Addressing religious education teachers graduating from Mater Dei Institute in Dublin yesterday, Dr Connell said "a people ashamed of its history is a people deprived of identity and roots.
"A self-confident generation on the other hand is formed by teachers who are convinced of the values they seek to pass on and who know how to place inevitable human weakness in a perspective of justice, of compassion, of determination to do better in the future.
"None of what I say is intended to deny or diminish the heartrending abuses that occurred in Irish society and, when those abuses were perpetrated by people identified with the church, the scandal has been all the greater, but too little is heard about the historical context and the pitfalls of anachronism. A healthy society will acknowledge and take steps to remedy its past abuses, but its strength will come not from wholesale rejection of its past but from reliance on the forces that created the integrity of its tradition and rendered it attentive to advances in experience and knowledge."
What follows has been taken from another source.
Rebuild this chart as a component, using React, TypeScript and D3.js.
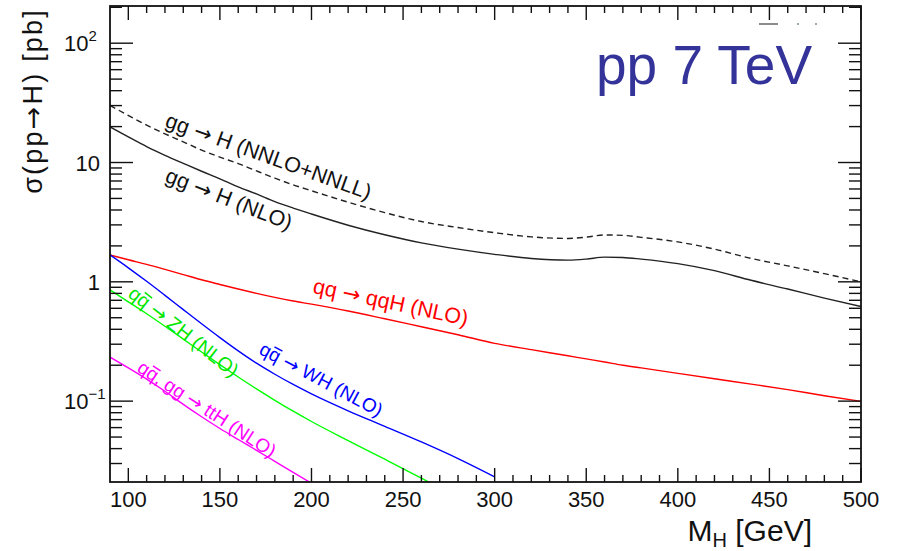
import React, { useEffect, useRef } from "react";
import * as d3 from "d3";

// Higgs mass points (GeV) and cross sections (pb)
const massFull = [90, 100, 110, 120, 130, 140, 150, 160, 170, 180, 190, 200, 220, 240, 260, 280, 300, 320, 340, 350, 360, 370, 380, 400, 420, 440, 460, 480, 500];
const ggNNLO = [30.1, 24.8, 20.6, 17.4, 14.9, 12.7, 11.1, 9.8, 8.5, 7.4, 6.5, 5.8, 4.65, 3.8, 3.2, 2.85, 2.58, 2.38, 2.31, 2.37, 2.47, 2.45, 2.36, 2.16, 1.88, 1.57, 1.36, 1.17, 1.0];
const ggNLO = [19.85, 16.4, 13.6, 11.5, 9.85, 8.45, 7.3, 6.25, 5.45, 4.7, 4.15, 3.7, 2.98, 2.48, 2.12, 1.88, 1.7, 1.57, 1.52, 1.55, 1.61, 1.6, 1.55, 1.42, 1.24, 1.03, 0.87, 0.73, 0.62];
const vbf = [1.68, 1.53, 1.4, 1.27, 1.15, 1.04, 0.95, 0.87, 0.8, 0.74, 0.69, 0.65, 0.57, 0.49, 0.42, 0.36, 0.305, 0.27, 0.24, 0.226, 0.213, 0.2, 0.19, 0.171, 0.154, 0.139, 0.125, 0.111, 0.0996];

const massWH = [90, 100, 110, 120, 130, 140, 150, 160, 170, 180, 190, 200, 220, 240, 260, 280, 300];
const wh = [1.68, 1.31, 1.01, 0.77, 0.585, 0.445, 0.341, 0.264, 0.208, 0.168, 0.138, 0.115, 0.083, 0.0615, 0.0455, 0.033, 0.0232];

const massZH = [90, 100, 110, 120, 130, 140, 150, 160, 170, 180, 190, 200, 220, 240, 260, 270];
const zh = [0.856, 0.68, 0.54, 0.424, 0.331, 0.258, 0.202, 0.1594, 0.1266, 0.1015, 0.0823, 0.0675, 0.0467, 0.0326, 0.0226, 0.0187];

const massTTH = [90, 100, 110, 120, 130, 140, 150, 160, 170, 180, 190, 200];
const tth = [0.234, 0.19, 0.153, 0.121, 0.094, 0.074, 0.059, 0.0477, 0.0387, 0.0313, 0.0253, 0.0205];

const xTickLabels = [100, 150, 200, 250, 300, 350, 400, 450, 500];
const yMajor = [0.1, 1, 10, 100];

const FONT = "'Liberation Sans', Arial, Helvetica, sans-serif";
const ARROW_FONT = "'DejaVu Sans', sans-serif";

const App = () => {
  const svgRef = useRef<SVGSVGElement | null>(null);
  const w = 903;
  const h = 551;
  const m = { top: 6, right: 42, bottom: 69, left: 110 };

  useEffect(() => {
    d3.select(svgRef.current).selectAll("*").remove();
    const svg = d3.select(svgRef.current)
      .attr("width", w)
      .attr("height", h)
      .style("background", "white");

    const x = d3.scaleLinear().domain([90, 500]).range([m.left, w - m.right]);
    const y = d3.scaleLog().domain([0.021, 205]).range([h - m.bottom, m.top]);
    const x0 = m.left, x1 = w - m.right, y0 = h - m.bottom, y1 = m.top;

    svg.append("defs").append("clipPath").attr("id", "frameclip")
      .append("rect").attr("x", x0).attr("y", y1).attr("width", x1 - x0).attr("height", y0 - y1);

    // curves
    const line = d3.line<[number, number]>()
      .x((d) => x(d[0]))
      .y((d) => y(d[1]))
      .curve(d3.curveMonotoneX);
    const curves = [
      { mass: massFull, vals: ggNNLO, color: "#222", dash: "6,4" },
      { mass: massFull, vals: ggNLO, color: "#222", dash: null },
      { mass: massFull, vals: vbf, color: "#ff0000", dash: null },
      { mass: massWH, vals: wh, color: "#0000ff", dash: null },
      { mass: massZH, vals: zh, color: "#00ff00", dash: null },
      { mass: massTTH, vals: tth, color: "#ff00ff", dash: null },
    ];
    const cg = svg.append("g").attr("clip-path", "url(#frameclip)");
    curves.forEach((c) => {
      const pts = c.mass.map((mm, i) => [mm, c.vals[i]] as [number, number]);
      const p = cg.append("path")
        .attr("d", line(pts))
        .attr("fill", "none")
        .attr("stroke", c.color)
        .attr("stroke-width", 1.4);
      if (c.dash) p.attr("stroke-dasharray", c.dash);
    });

    // frame
    svg.append("rect")
      .attr("x", x0).attr("y", y1).attr("width", x1 - x0).attr("height", y0 - y1)
      .attr("fill", "none").attr("stroke", "#111").attr("stroke-width", 1.8);

    // x ticks (bottom and top)
    const tg = svg.append("g").attr("stroke", "#111").attr("stroke-width", 1.4);
    d3.range(100, 501, 10).forEach((v) => {
      const len = v % 50 === 0 ? 14 : 7;
      tg.append("line").attr("x1", x(v)).attr("x2", x(v)).attr("y1", y0).attr("y2", y0 - len);
      tg.append("line").attr("x1", x(v)).attr("x2", x(v)).attr("y1", y1).attr("y2", y1 + len);
    });
    // y ticks (left and right)
    const yMinor: number[] = [];
    [0.01, 0.1, 1, 10, 100].forEach((dec) => {
      d3.range(2, 10).forEach((k) => {
        const v = k * dec;
        if (v > 0.021 && v < 205) yMinor.push(v);
      });
    });
    yMajor.forEach((v) => {
      tg.append("line").attr("x1", x0).attr("x2", x0 + 23).attr("y1", y(v)).attr("y2", y(v));
      tg.append("line").attr("x1", x1).attr("x2", x1 - 23).attr("y1", y(v)).attr("y2", y(v));
    });
    yMinor.forEach((v) => {
      tg.append("line").attr("x1", x0).attr("x2", x0 + 12).attr("y1", y(v)).attr("y2", y(v));
      tg.append("line").attr("x1", x1).attr("x2", x1 - 12).attr("y1", y(v)).attr("y2", y(v));
    });

    // x tick labels
    svg.append("g").selectAll("text").data(xTickLabels).enter().append("text")
      .attr("x", (d) => x(d))
      .attr("y", 507)
      .attr("text-anchor", "middle")
      .style("font-family", FONT)
      .style("font-size", "22px")
      .attr("fill", "#111")
      .text((d) => d);

    // y tick labels
    const yl = svg.append("g").style("font-family", FONT).style("font-size", "22px").attr("fill", "#111");
    const ylab = [
      { v: 100, base: "10", sup: "2" },
      { v: 10, base: "10", sup: "" },
      { v: 1, base: "1", sup: "" },
      { v: 0.1, base: "10", sup: "\u22121" },
    ];
    ylab.forEach((l) => {
      const t = yl.append("text")
        .attr("y", y(l.v) + 8)
        .text(l.base);
      if (l.sup) {
        t.attr("x", 64).attr("text-anchor", "start");
        t.append("tspan").attr("dy", -10).style("font-size", "15px").text(l.sup);
      } else {
        t.attr("x", 100).attr("text-anchor", "end");
      }
    });

    // axis titles
    const yt = svg.append("text")
      .attr("transform", `translate(42, 8) rotate(-90)`)
      .attr("text-anchor", "end")
      .style("font-family", FONT)
      .style("font-size", "27px")
      .style("letter-spacing", "2.2px")
      .attr("fill", "#111");
    yt.append("tspan").text("\u03c3(pp");
    yt.append("tspan").style("font-family", ARROW_FONT).text("\u2192");
    yt.append("tspan").text("H) [pb]");

    const xt = svg.append("text")
      .attr("x", 812)
      .attr("y", 541)
      .attr("text-anchor", "end")
      .style("font-family", FONT)
      .style("font-size", "30px")
      .attr("fill", "#111");
    xt.append("tspan").text("M");
    xt.append("tspan").attr("dy", 6).style("font-size", "20px").text("H");
    xt.append("tspan").attr("dy", -6).text(" [GeV]");

    // energy label
    svg.append("text")
      .attr("x", 596)
      .attr("y", 84)
      .style("font-family", FONT)
      .style("font-size", "55px")
      .attr("fill", "#333399")
      .text("pp 7 TeV");

    // leftover mark near top right
    svg.append("line").attr("x1", 759).attr("x2", 778).attr("y1", 24).attr("y2", 24)
      .attr("stroke", "#666").attr("stroke-width", 1.5);
    [797, 815].forEach((px) => {
      svg.append("rect").attr("x", px).attr("y", 23).attr("width", 2).attr("height", 2).attr("fill", "#9aa");
    });

    // curve labels
    const labels = [
      { m: 119.5, v: 20.1, a: 19.8, fs: 21.5, color: "#111", left: "gg ", right: " H (NNLO+NNLL)", bar: false },
      { m: 119.5, v: 6.97, a: 21.5, fs: 21.5, color: "#111", left: "gg ", right: " H (NLO)", bar: false },
      { m: 200.3, v: 0.808, a: 12, fs: 21.5, color: "#ff0000", left: "qq ", right: " qqH (NLO)", bar: false },
      { m: 99.3, v: 0.762, a: 38, fs: 19.5, color: "#00e600", left: "qq ", right: " ZH (NLO)", bar: true },
      { m: 170.8, v: 0.252, a: 28, fs: 19, color: "#0000ff", left: "qq ", right: " WH (NLO)", bar: true },
      { m: 104.2, v: 0.18, a: 33, fs: 19, color: "#ff00ff", left: "qq, gg ", right: " ttH (NLO)", bar: true },
    ];
    labels.forEach((l) => {
      const g = svg.append("g")
        .attr("transform", `translate(${x(l.m)}, ${y(l.v)}) rotate(${l.a})`);
      const t = g.append("text")
        .attr("x", 0).attr("y", 0)
        .style("font-family", FONT)
        .style("font-size", `${l.fs}px`)
        .attr("fill", l.color);
      t.append("tspan").text(l.left);
      t.append("tspan").style("font-family", ARROW_FONT).text("\u2192");
      t.append("tspan").text(l.right);
      if (l.bar) {
        const qw = 0.556 * l.fs;
        g.append("line")
          .attr("x1", qw + 1).attr("x2", 2 * qw - 0.5)
          .attr("y1", -0.7 * l.fs).attr("y2", -0.7 * l.fs)
          .attr("stroke", l.color).attr("stroke-width", 1.5);
      }
    });
  }, []);

  return (
    <svg ref={svgRef} style={{ position: "absolute", left: 0, top: 0 }}></svg>
  );
};

export default App;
Dr Connell warned against a distorted remembrance of the past, "a blinkered hindsight". He noted how little was heard about poverty in Ireland in the 1930s.
"Nobody has analysed the annual budgets over the last 50 years to help us guess how much support the State was able to provide for the task of caring for the destitute, a task which was accepted by generations of religious. The church, utterly dependent on the support of a Catholic, largely impoverished community, cared for the poor and the State was content so to leave it."
"Why do I say these things? For one reason only - to ask for justice towards the church and to challenge the kind of revisionism that is making our children ashamed of their past. This leaves them without a tradition to provide an identity, and rootless before accelerating winds of change. It will be your task to help restore pride in our Catholic heritage and to inspire renewed joy in our faith."
He said the 1937 Constitution was "now derided as a Catholic document, but I am proud of whatever may have been the Catholic influence that helped to shape it. In the darkness of the Europe of the time, from Spain to Soviet Russia, it was a beacon of light for its vindication of personal dignity and its firm assertion of natural rights against the inroads of political expediency.
"It is widely assumed that the influence of the Catholic Church was repressive, especially when judged in the light of our current permissive culture," he went on, "but more than 40 years after Parnell, the British - for similar reasons - dismissed their king from his throne in 1936, and now more than 100 years later, the heir to the throne is under discussion about his matrimonial prospects."
On the adoptions of Irish children by US Catholic families in the 1950s, Dr Connell said "they were roundly condemned in programme after programme for the cruelty perpetrated by the church in facilitating the removal of the children from the country.
"No doubt, with hindsight, one would be more careful today, but a few months later, the media hailed as a joyful event the adoption of a child from China. Apparently it was perverse to send children to a cognate culture, the United States, but altogether commendable to receive a child in Ireland from a totally alien culture. How far is this from hypocrisy?"